AIM
Listed below are entries; give the number of lines among them that include "with", and only that number.
◇ ◇ ◇
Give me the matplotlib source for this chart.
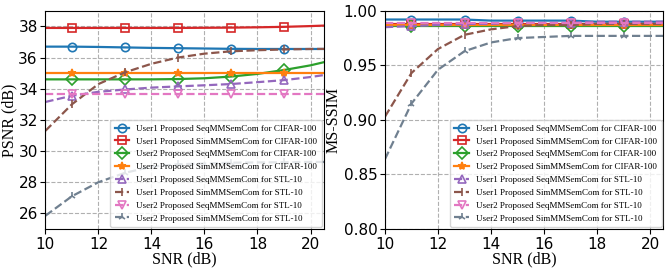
import numpy as np
import matplotlib
matplotlib.use("Agg")
import matplotlib.pyplot as plt

snr = [10, 11, 12, 13, 14, 15, 16, 17, 18, 19, 20, 21]

labels = ["User1 Proposed SeqMMSemCom for CIFAR-100",
          "User1 Proposed SimMMSemCom for CIFAR-100",
          "User2 Proposed SeqMMSemCom for CIFAR-100",
          "User2 Proposed SimMMSemCom for CIFAR-100",
          "User1 Proposed SeqMMSemCom for STL-10",
          "User1 Proposed SimMMSemCom for STL-10",
          "User2 Proposed SeqMMSemCom for STL-10",
          "User2 Proposed SimMMSemCom for STL-10"]

psnr_u1_seq_cifar = [36.70, 36.70, 36.68, 36.65, 36.62, 36.60, 36.58, 36.56, 36.55, 36.55, 36.55, 36.55]
psnr_u1_sim_cifar = [37.90, 37.90, 37.90, 37.90, 37.90, 37.90, 37.91, 37.92, 37.94, 37.97, 38.02, 38.08]
psnr_u2_seq_cifar = [34.60, 34.60, 34.60, 34.60, 34.60, 34.62, 34.67, 34.78, 34.95, 35.20, 35.50, 35.90]
psnr_u2_sim_cifar = [35.00, 35.00, 35.00, 35.00, 35.00, 35.00, 35.00, 35.00, 35.00, 35.00, 35.00, 35.00]
psnr_u1_seq_stl = [33.15, 33.55, 33.80, 33.95, 34.07, 34.15, 34.22, 34.30, 34.42, 34.55, 34.75, 35.00]
psnr_u1_sim_stl = [31.30, 33.00, 34.30, 35.05, 35.60, 36.00, 36.25, 36.40, 36.47, 36.52, 36.55, 36.56]
psnr_u2_seq_stl = [33.65, 33.65, 33.65, 33.65, 33.65, 33.65, 33.65, 33.65, 33.65, 33.65, 33.65, 33.65]
psnr_u2_sim_stl = [25.85, 27.10, 28.00, 28.60, 29.00, 29.15, 29.20, 29.25, 29.27, 29.28, 29.30, 29.30]

ssim_u1_seq_cifar = [0.992, 0.992, 0.992, 0.992, 0.991, 0.991, 0.991, 0.991, 0.990, 0.990, 0.990, 0.990]
ssim_u1_sim_cifar = [0.988, 0.988, 0.988, 0.988, 0.988, 0.988, 0.988, 0.988, 0.988, 0.988, 0.988, 0.988]
ssim_u2_seq_cifar = [0.986, 0.986, 0.986, 0.986, 0.986, 0.986, 0.986, 0.986, 0.986, 0.986, 0.986, 0.986]
ssim_u2_sim_cifar = [0.987, 0.987, 0.987, 0.987, 0.987, 0.987, 0.987, 0.987, 0.987, 0.987, 0.987, 0.987]
ssim_u1_seq_stl = [0.985, 0.986, 0.987, 0.988, 0.988, 0.989, 0.989, 0.989, 0.990, 0.990, 0.990, 0.990]
ssim_u1_sim_stl = [0.903, 0.943, 0.965, 0.978, 0.983, 0.986, 0.987, 0.987, 0.988, 0.988, 0.988, 0.988]
ssim_u2_seq_stl = [0.989, 0.989, 0.989, 0.989, 0.989, 0.989, 0.989, 0.989, 0.989, 0.989, 0.989, 0.989]
ssim_u2_sim_stl = [0.864, 0.915, 0.946, 0.963, 0.971, 0.975, 0.976, 0.977, 0.977, 0.977, 0.977, 0.977]

psnr_data = [psnr_u1_seq_cifar, psnr_u1_sim_cifar, psnr_u2_seq_cifar, psnr_u2_sim_cifar,
             psnr_u1_seq_stl, psnr_u1_sim_stl, psnr_u2_seq_stl, psnr_u2_sim_stl]
ssim_data = [ssim_u1_seq_cifar, ssim_u1_sim_cifar, ssim_u2_seq_cifar, ssim_u2_sim_cifar,
             ssim_u1_seq_stl, ssim_u1_sim_stl, ssim_u2_seq_stl, ssim_u2_sim_stl]

colors = ["tab:blue", "tab:red", "tab:green", "tab:orange",
          "tab:purple", "tab:brown", "tab:pink", "#708090"]
markers = ["o", "s", "D", "*", "^", "|", "v", "2"]
styles = ["-", "-", "-", "-", "--", "--", "--", "--"]

serif = ["Liberation Serif", "DejaVu Serif"]

fig, (ax1, ax2) = plt.subplots(1, 2, figsize=(6.68, 2.7), dpi=100)
fig.subplots_adjust(left=0.068, right=0.993, top=0.96, bottom=0.152, wspace=0.22)

def draw(ax, data, ylabel, ylim, yticks, yfmt):
    for y, c, m, ls, lab in zip(data, colors, markers, styles, labels):
        fc = c if m in ("*", "|", "2") else "none"
        ax.plot(snr, y, color=c, linestyle=ls, linewidth=1.6, marker=m,
                markersize=6, markerfacecolor=fc, markeredgewidth=1.2,
                markevery=slice(1, None, 2), label=lab)
    ax.set_xlim(10, 20.5)
    ax.set_ylim(*ylim)
    ax.set_xticks([10, 12, 14, 16, 18, 20])
    ax.set_yticks(yticks)
    ax.set_yticklabels([yfmt.format(v) for v in yticks])
    ax.tick_params(labelsize=11, pad=2)
    ax.grid(True, linestyle="--", color="#b0b0b0", linewidth=0.8)
    ax.set_xlabel("SNR (dB)", family=serif, fontsize=11.5, labelpad=0)
    ax.set_ylabel(ylabel, family=serif, fontsize=11.5, labelpad=1)
    ax.legend(loc="lower right", prop={"family": serif, "size": 6.5},
              labelspacing=0.5, handlelength=1.6, borderpad=0.5,
              borderaxespad=0.2, framealpha=0.8)

draw(ax1, psnr_data, "PSNR (dB)", (25, 39), [26, 28, 30, 32, 34, 36, 38], "{:d}")
draw(ax2, ssim_data, "MS-SSIM", (0.80, 1.00), [0.80, 0.85, 0.90, 0.95, 1.00], "{:.2f}")

fig.savefig("out.png", dpi=100)
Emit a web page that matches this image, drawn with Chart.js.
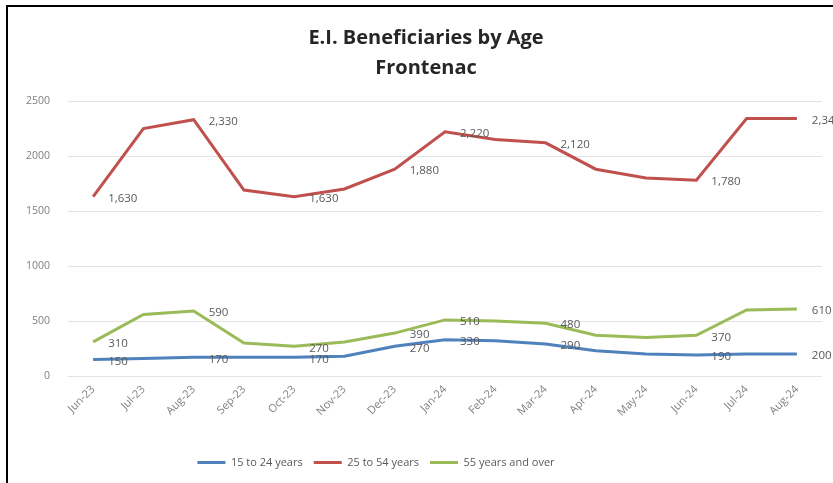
<!DOCTYPE html>
<html>
<head>
<meta charset="utf-8">
<title>E.I. Beneficiaries by Age - Frontenac</title>
<script src="https://cdn.jsdelivr.net/npm/chart.js@4.4.1/dist/chart.umd.min.js"></script>
<style>
    html, body { margin: 0; padding: 0; background: #fff; }
    #frame {
        position: absolute; left: 6px; top: 5px;
        width: 827px; height: 478px;
        border-top: 2px solid #000; border-left: 2px solid #000;
    }
    #frame canvas { display: block; }
</style>
</head>
<body>
<div id="frame"><canvas id="ei-chart" width="825" height="476"></canvas></div>
<script>
/* E.I. beneficiaries by age group, Frontenac */

var months = ['Jun-23', 'Jul-23', 'Aug-23', 'Sep-23', 'Oct-23', 'Nov-23', 'Dec-23',
              'Jan-24', 'Feb-24', 'Mar-24', 'Apr-24', 'May-24', 'Jun-24', 'Jul-24', 'Aug-24'];

var youth   = [150, 160, 170, 170, 170, 180, 270, 330, 320, 290, 230, 200, 190, 200, 200];
var core    = [1630, 2250, 2330, 1690, 1630, 1700, 1880, 2220, 2150, 2120, 1880, 1800, 1780, 2340, 2340];
var older   = [310, 560, 590, 300, 270, 310, 390, 510, 500, 480, 370, 350, 370, 600, 610];

var yTicks  = [0, 500, 1000, 1500, 2000, 2500];

// months that carry a value label
var labelledMonths = [0, 2, 4, 6, 7, 9, 12, 14];

(function () {
    'use strict';

    var FONT = "'Open Sans', 'DejaVu Sans', sans-serif";

    // ── Value labels to the right of selected points ─────────────────────────
    var valueLabels = {
        id: 'valueLabels',
        afterDatasetsDraw: function (chart) {
            var ctx = chart.ctx;
            ctx.save();
            ctx.font = '11.5px ' + FONT;
            ctx.fillStyle = '#595959';
            ctx.textAlign = 'left';
            ctx.textBaseline = 'middle';
            chart.data.datasets.forEach(function (ds, di) {
                var meta = chart.getDatasetMeta(di);
                labelledMonths.forEach(function (i) {
                    var pt = meta.data[i];
                    if (!pt) return;
                    ctx.fillText(ds.data[i].toLocaleString('en-US'), pt.x + 15, pt.y + 2);
                });
            });
            ctx.restore();
        }
    };

    // ── Nudge title right and legend left of the canvas centre ───────────────
    var boxShift = {
        id: 'boxShift',
        afterLayout: function (chart) {
            if (chart.titleBlock) {
                chart.titleBlock.left += 11;
                chart.titleBlock.right += 11;
            }
            if (chart.legend) {
                chart.legend.left -= 39;
                chart.legend.right -= 39;
            }
        }
    };

    function series(label, data, color) {
        return {
            label: label,
            data: data,
            borderColor: color,
            backgroundColor: color,
            borderWidth: 3,
            pointRadius: 0,
            pointHoverRadius: 0,
            tension: 0,
            fill: false
        };
    }

    new Chart(document.getElementById('ei-chart').getContext('2d'), {
        type: 'line',
        data: {
            labels: months,
            datasets: [
                series('15 to 24 years', youth, '#4F81BD'),
                series('25 to 54 years', core, '#C0504D'),
                series('55 years and over', older, '#9BBB59')
            ]
        },
        plugins: [valueLabels, boxShift],
        options: {
            responsive: false,
            animation: false,
            layout: { padding: { left: 0, right: 11, top: 0, bottom: 5 } },
            plugins: {
                title: {
                    display: true,
                    text: ['E.I. Beneficiaries by Age', 'Frontenac'],
                    color: '#262626',
                    font: { family: FONT, size: 20, weight: 'bold', lineHeight: 1.5 },
                    padding: { top: 16, bottom: 18 }
                },
                legend: {
                    position: 'bottom',
                    labels: {
                        usePointStyle: true,
                        pointStyle: 'line',
                        pointStyleWidth: 28,
                        boxHeight: 3,
                        padding: 11,
                        color: '#595959',
                        font: { family: FONT, size: 11 }
                    }
                },
                tooltip: { enabled: false }
            },
            scales: {
                x: {
                    offset: true,
                    grid: { display: false, drawTicks: false },
                    border: { display: false },
                    ticks: {
                        minRotation: 45,
                        maxRotation: 45,
                        autoSkip: false,
                        padding: 7,
                        color: '#7f7f7f',
                        font: { family: FONT, size: 11 }
                    },
                    afterFit: function (scale) { scale.height = 70; }
                },
                y: {
                    min: 0,
                    max: 2500,
                    afterBuildTicks: function (scale) {
                        scale.ticks = yTicks.map(function (v) { return { value: v }; });
                    },
                    grid: { color: '#e3e3e3', lineWidth: 1, drawTicks: false },
                    border: { display: false },
                    ticks: {
                        padding: 18,
                        color: '#7f7f7f',
                        font: { family: FONT, size: 10.5 },
                        callback: function (v) { return String(v); }
                    },
                    afterFit: function (scale) { scale.width = 60; }
                }
            }
        }
    });
}());
</script>
</body>
</html>
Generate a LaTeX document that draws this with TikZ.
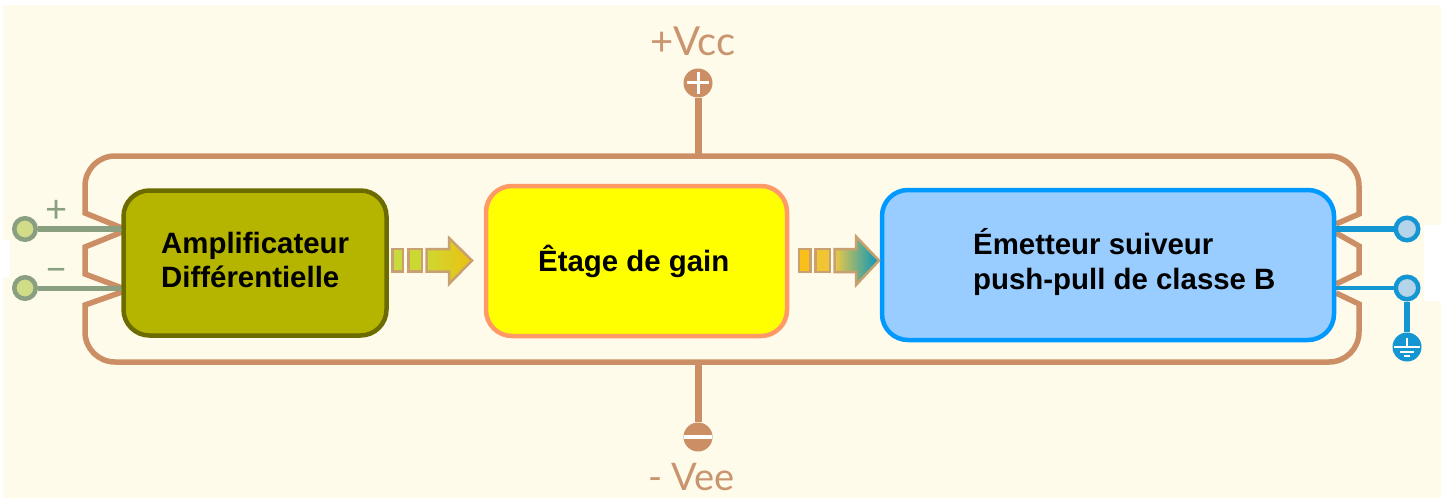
\documentclass[tikz,border=0pt]{standalone}
\usepackage{fontspec}
\setmainfont{Liberation Sans}
\newfontfamily\railfont{Lato}
\usepackage{xcolor}
\usetikzlibrary{calc, positioning}
\definecolor{cream}{HTML}{FEFBEB}
\definecolor{rail}{HTML}{CC8E64}
\definecolor{railtext}{HTML}{C9946E}
\definecolor{sage}{HTML}{8A9E80}
\definecolor{sagefill}{HTML}{D0DC88}
\definecolor{wire}{HTML}{1496D2}
\definecolor{wirefill}{HTML}{B4D4EA}
\definecolor{arrowedge}{HTML}{C9A070}
\definecolor{amplidraw}{HTML}{6B6B00}
\definecolor{amplifill}{HTML}{B5B500}
\definecolor{gaindraw}{HTML}{FF9966}
\definecolor{gainfill}{HTML}{FFFF00}
\definecolor{emetdraw}{HTML}{0099FF}
\definecolor{emetfill}{HTML}{99CCFF}
\tikzset{
    auto, semithick,
    block/.style ={rectangle, draw, line width=4.5pt, rounded corners=26pt, inner sep=0pt},
    blocktext/.style ={anchor=west, inner sep=0pt, align=left, font=\bfseries\fontsize{29.4}{34.5}\selectfont},
    inpin/.style ={circle, draw=sage, fill=sagefill, line width=4.5pt, minimum size=21.5pt, inner sep=0pt},
    outpin/.style ={circle, draw=wire, fill=wirefill, line width=4.5pt, minimum size=22.5pt, inner sep=0pt},
    supply/.style ={circle, fill=rail, minimum size=29pt, inner sep=0pt},
    groundpin/.style ={circle, fill=wire, minimum size=29pt, inner sep=0pt},
    railname/.style ={text=railtext, inner sep=0pt, font=\railfont\fontsize{40}{40}\selectfont},
    signname/.style ={text=sage, inner sep=0pt, font=\railfont\fontsize{38}{38}\selectfont},
    railwire/.style ={draw=rail, line width=5.5pt},
    stem/.style ={draw=rail, line width=7pt},
    inwire/.style ={draw=sage, line width=6pt},
    outwire/.style ={draw=wire, line width=5.5pt},
    flow/.style ={draw=arrowedge, line width=2.5pt, line join=miter}
    }

\begin{document}
\begin{tikzpicture}[x=1pt,y=-1pt]
    \useasboundingbox (0,0) rectangle (1445,500);
    \fill[white] (0,0) rectangle (1445,500);
    \fill[cream] (3,5) rectangle (1441,498);
    \fill[white] (0,240) rectangle (10,277);
    \fill[white] (1424,225) rectangle (1445,301);

    % power rail
    \draw[railwire] (122,228) -- (85,213) -- (85,195) [rounded corners=30pt] -- (85,156) -- (1359,156) -- (1359,195);
    \draw[railwire] (1359,195) -- (1359,214) -- (1336,224);
    \draw[railwire] (122,232) -- (85,247) -- (85,274) -- (122,288);
    \draw[railwire] (1336,233) -- (1359,246) -- (1359,273) -- (1336,284);
    \draw[railwire] (122,292) -- (85,305) -- (85,323) [rounded corners=30pt] -- (85,362) -- (1359,362) -- (1359,323);
    \draw[railwire] (1359,323) -- (1359,304) -- (1336,293);

    \node (ampli) at (255,263) [block, draw=amplidraw, fill=amplifill,
        minimum width=263pt, minimum height=145pt] {};
    \node (gain) at (636.5,261) [block, draw=gaindraw, fill=gainfill,
        minimum width=301pt, minimum height=150pt] {};
    \node (emet) at (1108,265) [block, draw=emetdraw, fill=emetfill,
        minimum width=452pt, minimum height=150pt] {};
    \node (amplitext) at (161,260) [blocktext] {Amplificateur\\Différentielle};
    \node (gaintext) at (538,261) [blocktext] {Êtage de gain};
    \node (emettext) at (973,262) [blocktext] {Émetteur suiveur\\push-pull de classe B};

    % inputs and outputs
    \node (inp) at (25,229) [inpin] {};
    \node (inn) at (25,288) [inpin] {};
    \node (outp) at (1407,229) [outpin] {};
    \node (outn) at (1407,288) [outpin] {};
    \node (gnd) at (1407,347) [groundpin, path picture={
        \draw[white, line width=2pt] ($(path picture bounding box.center)+(0,-9)$) -- ++(0,9)
            ($(path picture bounding box.center)+(-13,0)$) -- ++(26,0)
            ($(path picture bounding box.center)+(-7,5)$) -- ++(14,0)
            ($(path picture bounding box.center)+(-3,9)$) -- ++(6,0);}] {};
    \node (plus) at (57,211) [signname] {+};
    \node (minus) at (57,275) [signname] {−};

    \path (inp) edge[inwire] (inp -| ampli.west);
    \path (inn) edge[inwire, line width=5pt] (inn -| ampli.west);
    \path (outp) edge[outwire] (outp -| emet.east);
    \path (outn) edge[outwire, line width=4.5pt] (outn -| emet.east);
    \path (outn) edge[outwire, line width=5.5pt] (gnd);

    % supplies
    \node (vcc) at (698,83) [supply, path picture={
        \draw[white, line width=3pt] ($(path picture bounding box.center)+(-11,0)$) -- ++(22,0)
            ($(path picture bounding box.center)+(0,-11)$) -- ++(0,22);}] {};
    \node (vee) at (698,437) [supply, path picture={
        \draw[white, line width=4pt] ($(path picture bounding box.center)+(-14,0)$) -- ++(28,0);}] {};
    \node (vccname) at (693,41) [railname] {+Vcc};
    \node (veename) at (691.5,477) [railname, font=\railfont\fontsize{38}{38}\selectfont] {- Vee};
    \coordinate (railtop) at (698,156);
    \coordinate (railbot) at (698,362);
    \path (vcc) edge[stem] (railtop);
    \path (vee) edge[stem] (railbot);

    % block arrows
    \path[flow, fill={rgb,255:red,200;green,218;blue,60}] (392.5,249) rectangle (403,271.5);
    \path[flow, fill={rgb,255:red,204;green,216;blue,50}] (408.5,249) rectangle (422,271.5);
    \path[flow, left color={rgb,255:red,206;green,216;blue,50}, right color={rgb,255:red,236;green,192;blue,16}]
        (426.5,249) -- (449,249) -- (449,238) -- (472,260.5) -- (449,284) -- (449,271.5) -- (426.5,271.5) -- cycle;
    \path[flow, fill={rgb,255:red,248;green,192;blue,24}] (799,249) rectangle (810.5,272);
    \path[flow, fill={rgb,255:red,240;green,196;blue,50}] (815.5,249) rectangle (830,272);
    \path[flow, left color={rgb,255:red,238;green,200;blue,70}, right color={rgb,255:red,0;green,150;blue,190}]
        (834.5,249) -- (856,249) -- (856,236.5) -- (879,260.5) -- (856,285) -- (856,272) -- (834.5,272) -- cycle;
\end{tikzpicture}
\end{document}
◇ ◇ ◇
SOLUTION FOR THIS PROBLEM
2